Having read the book, I am glad to encounter this response, as it does represent the book very well. I felt, at times, compassion for Christopher Knight, wondering what feelings and experiences within him, motivated such a disappearance and disconnect from his life.
As Calgary suffers such a bitterly cold winter, I also truly engaged the stories of survival that involved planning and revising a nest/camp. The description of winter, alone, is enough to keep me from ever wondering about doing this same thing!
Christopher Knight told this story, as much as Michael Finkel did. If my readers enjoy adventure or are taken by very unusual characters, this is the book for you.
It was good to meet Michael Finkel and to have him expand upon the narratives that connected him to his character.
Spoiler Alert, I suppose, especially if you read the review link below.
This is a single-night (maybe you can stretch it to two nights) read. I haven’t seen the movie, but thought that I would read this, for the purpose of sharing a teachers’ book club night. Now, it turns out that the evening set aside for the book club recently, was already booked on my calendar. Such are the busy lives that we all carefully negotiate. I thought I’d jot a few notes on my thoughts on the book.
It takes about four pages to get a sense of ‘the voice’ of the book. Intimate conversation is shared by the protagonists, Jack and Ma, victims of the violent and isolating experience of being held captive in a room. Jack has been born into this captivity, as a result of the horrible and redundant rape of his mother, at the hands of her kidnapper. One would think, by this description, that the book would be an extremely sad piece of work, but what I found intriguing were the many sorts of activities and pretend games that the mother created for her son and how they, indeed, survived this bleak situation.

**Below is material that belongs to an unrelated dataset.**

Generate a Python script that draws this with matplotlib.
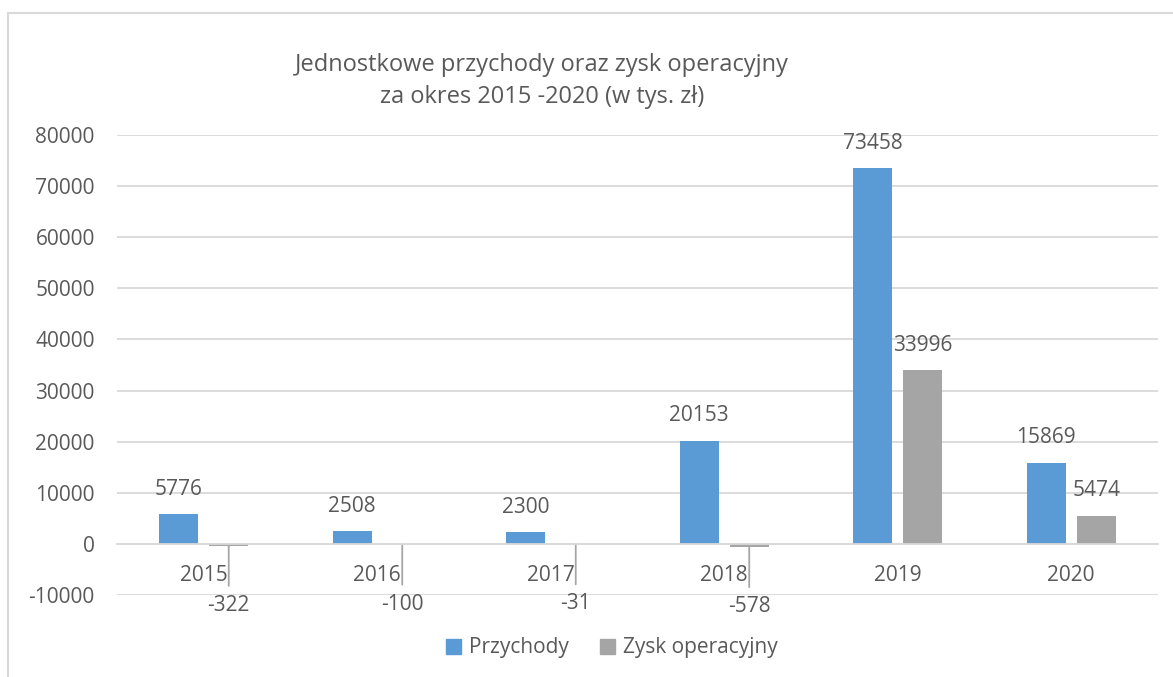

I felt empathy for Ma throughout. Given even ideal circumstances, I know that I ache for my own children when they confront conflict or struggle, so I can’t imagine the obstacles that would be mine emotionally in such a crisis. The reader sees the internal struggle of both mother and son, and also sees their vulnerability, but at the same time, can not help but experience amazement at their strength of character and gut.
I raise up a prayer for all of those victims of traumatic experiences such as this one. I pray for ‘the missing’ and for those family members who know this story intimately.
I recommend this one, but don’t know that I will go out to see the movie. This might be a ‘wait until Netflix’ title.